From my limited experience with ham radio when I was a kid, I expect transmitting and receiving antennas to have lengths that are on the same order of magnitude as the wavelength, and in fact I recall having to mess around to compensate for the fact that a given antenna wouldn't be properly resonant over an entire frequency band. This also seems to match up with what we see with musical instruments, where, e.g., a saxophone's tube is half a wavelength and a clarinet's is a quarter.
For commercial FM radio with a frequency of 100 MHz, the wavelength is about 3 m, so I can believe that some of the receiving antennas I've seen are a half-wave or quarter wave. But for AM radio at 1000 kHz, the wavelength is 300 m, which is obviously not a practical length for a receiving antenna.
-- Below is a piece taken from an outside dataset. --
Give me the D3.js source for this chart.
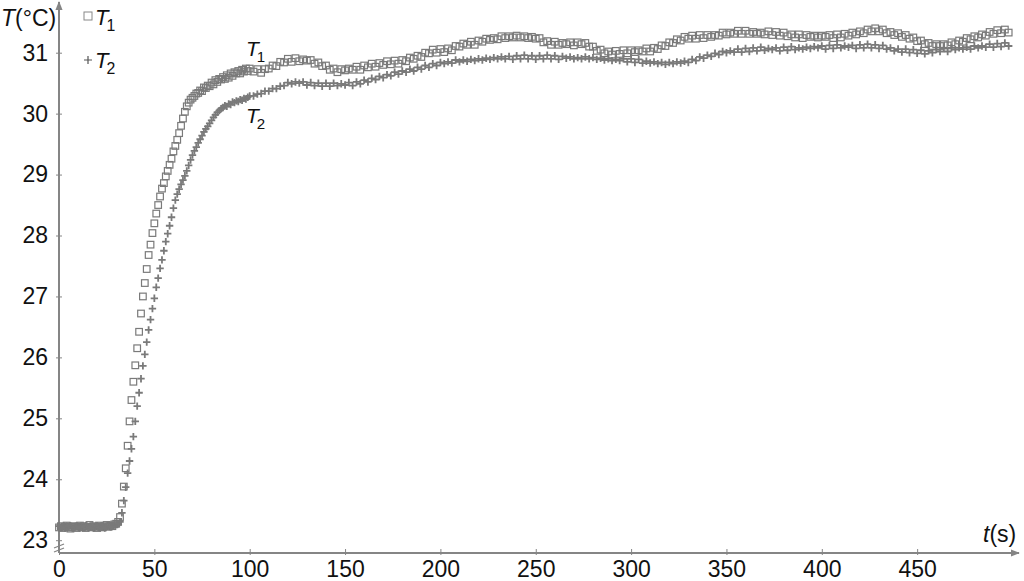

Can anyone explain this in physics terms, hopefully without making me break out my copy of Jackson and wade through pages of spherical harmonics? Does AM reception suffer from the length mismatch, e.g., by being less efficient? Does it benefit from it because it's so far off resonance that the frequency response is even across the whole band? Is there a dipole approximation that's valid for AM only? For both AM and FM? If the sensitivity is suppressed for the too-short antenna, is there some simple way to estimate the suppression factor, e.g., by assuming a Breit-Wigner shape for a resonance?
This question touched on this issue, but only tangentially, and the answers actually seem inconsistent with the observed facts about AM. Also related but not identical: Radio communication and antennas
Best Answer
http://www.antenna-theory.com/antennas/shortdipole.php is a website with useful info., including formulas.
To oversimplify, it seems to say that once the antenna is a tenth or less of the wavelength, the exact ratios don't matter so much. The antenna is inefficient, but it works for both sending and receiving. If you can detect the signal, of course you can amplify it as much as you want.